Dividend investing is a buy and hold long term strategy. There are no shortcuts or get rich schemes when it comes to dividends. Your biggest ally is time, as more time passes and compounding begins to take effect the dividend payouts grow substantially. The sooner you begin this journey the better.
Now before you jump in head first your financial house needs to be in order. First pay off high interest credit card debt and setup an emergency fund. This money should be set aside in savings account and the amount will vary depending on your monthly expenses. In most cases an emergency fund should cover 3 to 6 months worth of expenses. If the need arises to dip into this account then it would be imperative to replace the used funds as soon as possible. As for credit cards, if used correctly they can be an asset. Improved credit score along with rewards and perks to name a few. I wouldn’t charge anything I couldn’t pay off at the end of the billing cycle. If you can’t afford it, create a budget and save up don’t put it on a credit card charging you 18%.
Now that you have a stable foundation get into the habit of putting aside a portion of your take home pay.

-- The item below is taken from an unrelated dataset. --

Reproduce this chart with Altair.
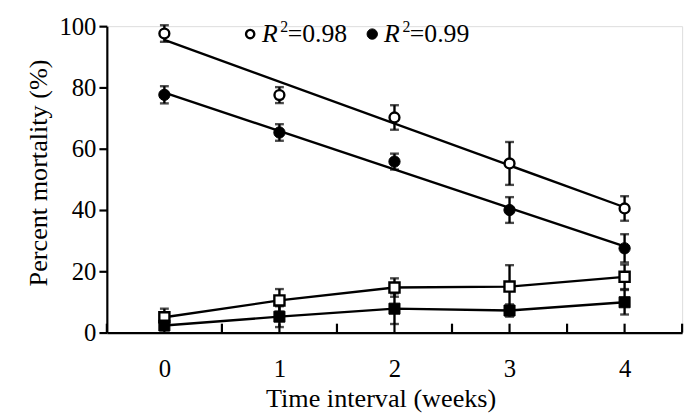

Your just starting out so it doesn’t need to be large amounts, be it $50 a week or $100 a month, the key is to start and get into a routine. We will get into what type of account to open in a future article but if your employer offers a retirement savings account such as a 401K ask to enroll and start contributing. It’s the easiest form of investing as it automatically comes out of your paycheck and there’s no need to transfer money into accounts. If that’s not available a brokerage account would be a good place to start.
Understanding the nuances of the stock market can be overwhelming. So many numbers, ratios and averages, it can quickly get your head spinning. The safest place to begin is in a low cost mutual fund or ETF, they both comprise a basket of stocks for easy diversification. Vanguard is very popular among passive investors for their low fees and vast fund choices.
Let’s look at 2 same aged investors both contributing the same amount the only difference is starting point. One starts investing early at 25 years old and only invests for 10 years where as the other doesn’t begin their investing journey until they are 35 and they continue to add to the portfolio for 30 years. You would think that 30 years of contributions will easily outgrow the 10 years but the magic of compounding makes that first dollar grow at an accelerated rated. Reference the chart below courtesy of JP Morgan Asset Management.
This is why I always suggest to start as early as possible even if it’s a small amount. Your future self will thank you! When I think about it now it’s the single thing I would change if I could go back to my early 20’s. Additionally the higher your savings rate at an early age it can snowball into a portfolio that allows you to achieve FIRE… Financial Independence Retire Early. Reward your future self by laying the ground work now.